I was at
Vancouver Aquarium on Saturday, April 21st (exactly a week later as planned due to one of my kids fracturing his wrist and needing a hospital visit

) and here are my thoughts on the facility. It was my family's first visit in 20 months and the aquarium opened this week after being closed for almost a full year.
- Being able to visit the aquarium was terrific and we had a great time. The crowds were not overwhelming, due to reduced numbers via Covid regulations, and we had a blast. The new 4D show proceeded like normal in a theater, but we were fine with that as we've been in a movie theater on a weekly basis all summer long.
Octopus: Blue Planet II is the excellent 12-minute flick, with footage narrated by David Attenborough, and it is included with the price of admission. The restaurant was fully open and the food there, while very expensive at Vancouver prices, was delicious.
- The heavily advertised 'new' Marine Mammal Rescue Exhibit isn't new at all. In fact, it is the main pool that used to hold Killer Whales back in the day, then Pacific White-sided Dolphins, and now a solitary California Sea Lion and at least one Harbour Seal. The aquarium has put up a bunch of fresh signs and called it 'new', which is disappointing. It's been there forever!
- The last ever cetacean ('Helen' the Pacific White-sided Dolphin) left for an unnamed U.S. facility in April. Vancouver Aquarium is now finished with whales, dolphins and porpoises forever and it's the end of a long legacy with cetaceans. In the outdoor exhibits I saw one California Sea Lion, 1 Harbour Seal, 5 Steller's Sea Lions, 4 Northern Fur Seals, 5 Southern Sea Otters and 5 African Penguins. For all the talk of not having cetaceans in captivity, and for all of the protests and negative press, the aquarium's attendance has plummeted since the death of the last Beluga Whales in late 2016. That year saw the aquarium achieve a record-breaking 1.17 million visitors, and now with no cetaceans and a pandemic the attendance is nowhere near that total.
- The aquarium was not looking in tip-top shape. On one hand, I kept thinking to myself that the facility has been closed for almost a year and so there should have been plenty of time to correct signs, spruce up paint in some sections or fine-tune the aesthetics. On the flip side, the facility has been running a 'bare bones' staff with just enough workers to keep the place afloat and so perhaps there hasn't been the opportunity to make subtle changes. There has recently been a job fair with the intent of hiring 100 new employees and there were a lot of staff members wearing "in training" name tags on their shirts. My guess is that it's going to take the best part of another year to truly get things up and running smoothly.

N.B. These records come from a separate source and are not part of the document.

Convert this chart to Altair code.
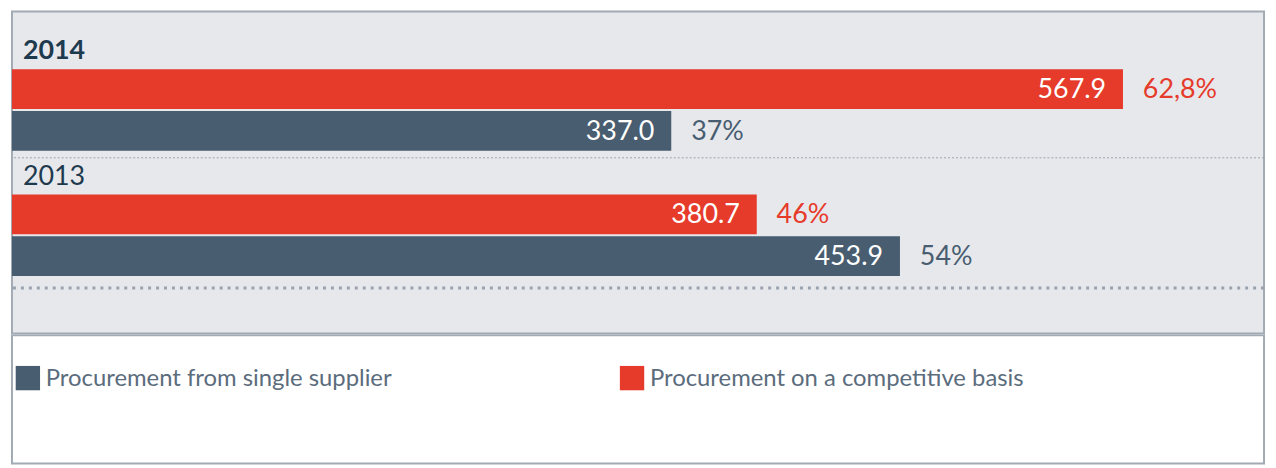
import altair as alt
import pandas as pd

# ---- data ----
years = ["2014", "2014", "2013", "2013"]
series = [
    "Procurement on a competitive basis",
    "Procurement from single supplier",
    "Procurement on a competitive basis",
    "Procurement from single supplier",
]
values = [567.9, 337.0, 380.7, 453.9]
value_labels = ["567.9", "337.0", "380.7", "453.9"]
pct_labels = ["62,8%", "37%", "46%", "54%"]
slots = ["2014 competitive", "2014 single", "2013 competitive", "2013 single"]

year_labels = ["2014", "2013"]
year_slots = ["2014 label", "2013 label"]
slot_order = ["2014 label", "2014 competitive", "2014 single",
              "2013 label", "2013 competitive", "2013 single"]

legend_order = ["Procurement from single supplier", "Procurement on a competitive basis"]
colors = ["#485d70", "#e63a2a"]

bars = pd.DataFrame({"year": years, "series": series, "value": values,
                     "vlabel": value_labels, "plabel": pct_labels, "slot": slots})
ylab = pd.DataFrame({"year": year_labels, "slot": year_slots})
sep_fine = pd.DataFrame({"slot": ["2013 label"]})
sep_bold = pd.DataFrame({"slot": ["2013 single"]})
leg = pd.DataFrame({"series": legend_order})

FONT = "Lato"
W = 1260

y_scale = alt.Scale(domain=slot_order, paddingInner=0.048, paddingOuter=0.881, align=0.22)
x_scale = alt.Scale(domain=[0, 640], nice=False, zero=True)
color_scale = alt.Scale(domain=legend_order, range=colors)

Y = alt.Y("slot:N", scale=y_scale, axis=None)
X = alt.X("value:Q", scale=x_scale, axis=None)

bar = alt.Chart(bars).mark_bar().encode(
    x=X, y=Y, color=alt.Color("series:N", scale=color_scale, legend=None)
)
vtext = alt.Chart(bars).mark_text(
    align="right", baseline="middle", dx=-17, dy=1, fontSize=27, font=FONT, color="white"
).encode(x=X, y=Y, text="vlabel:N")
ptext = alt.Chart(bars).mark_text(
    align="left", baseline="middle", dx=20, dy=1, fontSize=27, font=FONT
).encode(x=X, y=Y, text="plabel:N",
         color=alt.Color("series:N", scale=color_scale, legend=None))

ytext_bold = alt.Chart(ylab).transform_filter(alt.datum.year == "2014").mark_text(
    align="left", baseline="middle", dx=11, dy=4, fontSize=27, font=FONT,
    fontWeight="bold", color="#1e3a4f"
).encode(x=alt.value(0), y=Y, text="year:N")
ytext_norm = alt.Chart(ylab).transform_filter(alt.datum.year == "2013").mark_text(
    align="left", baseline="middle", dx=11, dy=4, fontSize=27, font=FONT,
    color="#1e3a4f"
).encode(x=alt.value(0), y=Y, text="year:N")

rule_fine = alt.Chart(sep_fine).mark_rule(
    color="#9aa3ad", strokeWidth=1, strokeDash=[2, 2], yOffset=5
).encode(y=alt.Y("slot:N", scale=y_scale, axis=None, bandPosition=0))
rule_bold = alt.Chart(sep_bold).mark_rule(
    color="#9aa3ad", strokeWidth=3, strokeDash=[3, 5], yOffset=12
).encode(y=alt.Y("slot:N", scale=y_scale, axis=None, bandPosition=1))

top = alt.layer(rule_fine, rule_bold, bar, vtext, ptext, ytext_bold, ytext_norm).properties(
    width=W, height=324,
    view=alt.ViewBackground(fill="#e7e8ec", stroke="#a2aab3", strokeWidth=2),
)

leg_x = alt.X("series:N", scale=alt.Scale(type="point", domain=legend_order,
                                           range=[16, 624], padding=0), axis=None)
swatch = alt.Chart(leg).mark_square(size=600, opacity=1).encode(
    x=leg_x, y=alt.value(43),
    color=alt.Color("series:N", scale=color_scale, legend=None),
)
legtext = alt.Chart(leg).mark_text(
    align="left", baseline="middle", dx=18, dy=1, fontSize=24, font=FONT, color="#5b6c7d"
).encode(x=leg_x, y=alt.value(43), text="series:N")

bottom = alt.layer(swatch, legtext).properties(
    width=W, height=129,
    view=alt.ViewBackground(fill="white", stroke="#a2aab3", strokeWidth=2),
)

chart = alt.vconcat(top, bottom, spacing=0).properties(
    padding=1, background="white"
)

chart.save("out.html", embed_options={"renderer": "svg", "actions": False})
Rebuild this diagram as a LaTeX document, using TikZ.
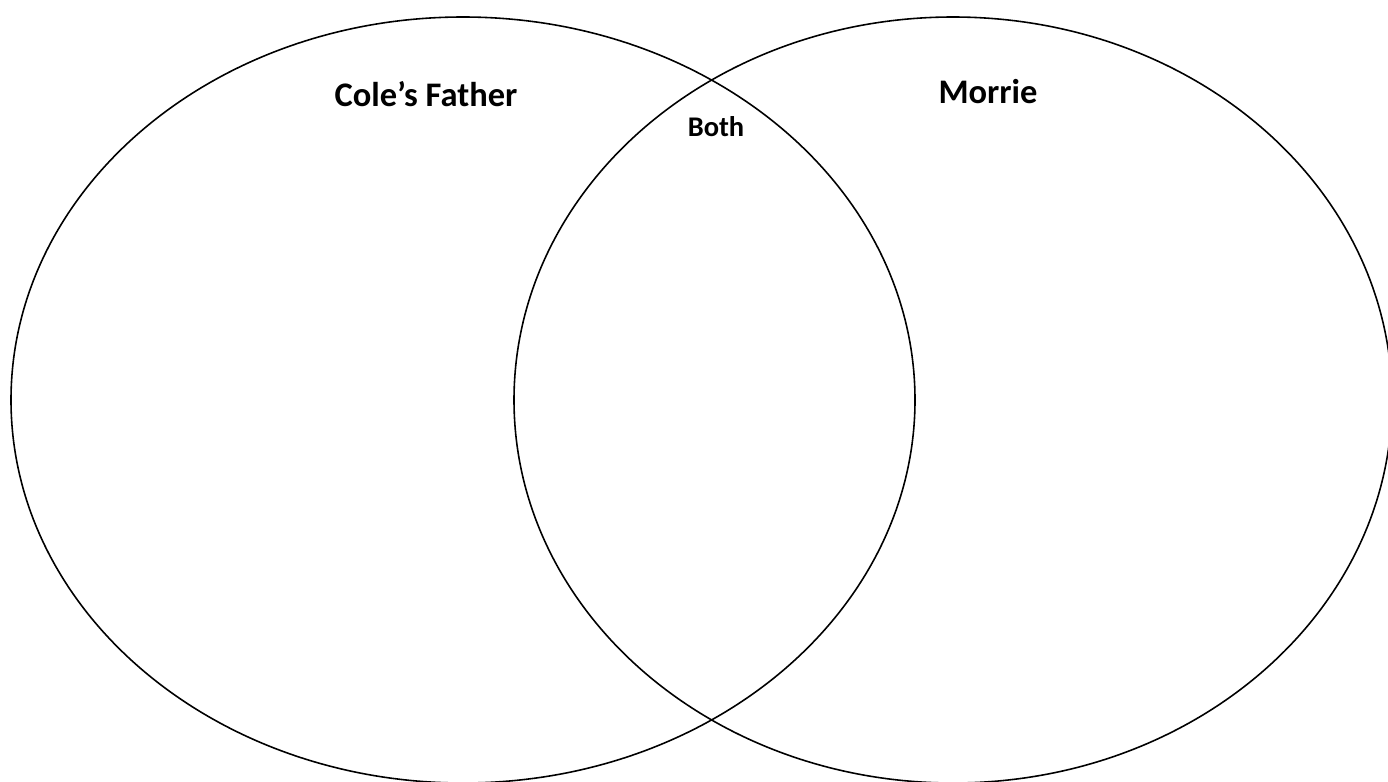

- The big shark tank is down to a single Blacktip Reef Shark and the days of 4 of those species and even a Zebra Shark are gone. There is a single Yacare Caiman left. A big snake tank near the caiman exhibit is now gone. At least 3-4 large tanks in the main foyer are all gone. The Electric Eel is gone. The two Garden Eel species are gone. Mudskippers are gone. In the Amazon section there are 4 terrariums in a row with either zero signage whatsoever or the wrong signs. (Example: a sign for Knifefish on an exhibit with a Boa Constrictor!) There are probably a dozen tanks in the aquarium with either zero signage or old, outdated signs.
So...a mixed bag. My kids had a blast and it was 4 hours that were well spent. Watching 5 otters frolic in the water as they were fed by trainers was superb, plus the Giant Pacific Octopus was extremely active and a treat to watch. From a zoo nerd perspective, the aquarium needs to tweak a whole bunch of small things to move back up amongst the best aquatic zoological establishments in North America. There will probably be a surge in popularity as visitors are excited to see the aquarium open again, after it faced permanent closure, but the American company that now owns the facility is surely thinking of what new exhibit can be added to entice repeat customers. The big expansion of 2014 is a distant memory and a few rescued pinnipeds won't get the average British Columbia resident coming back on numerous occasions each year.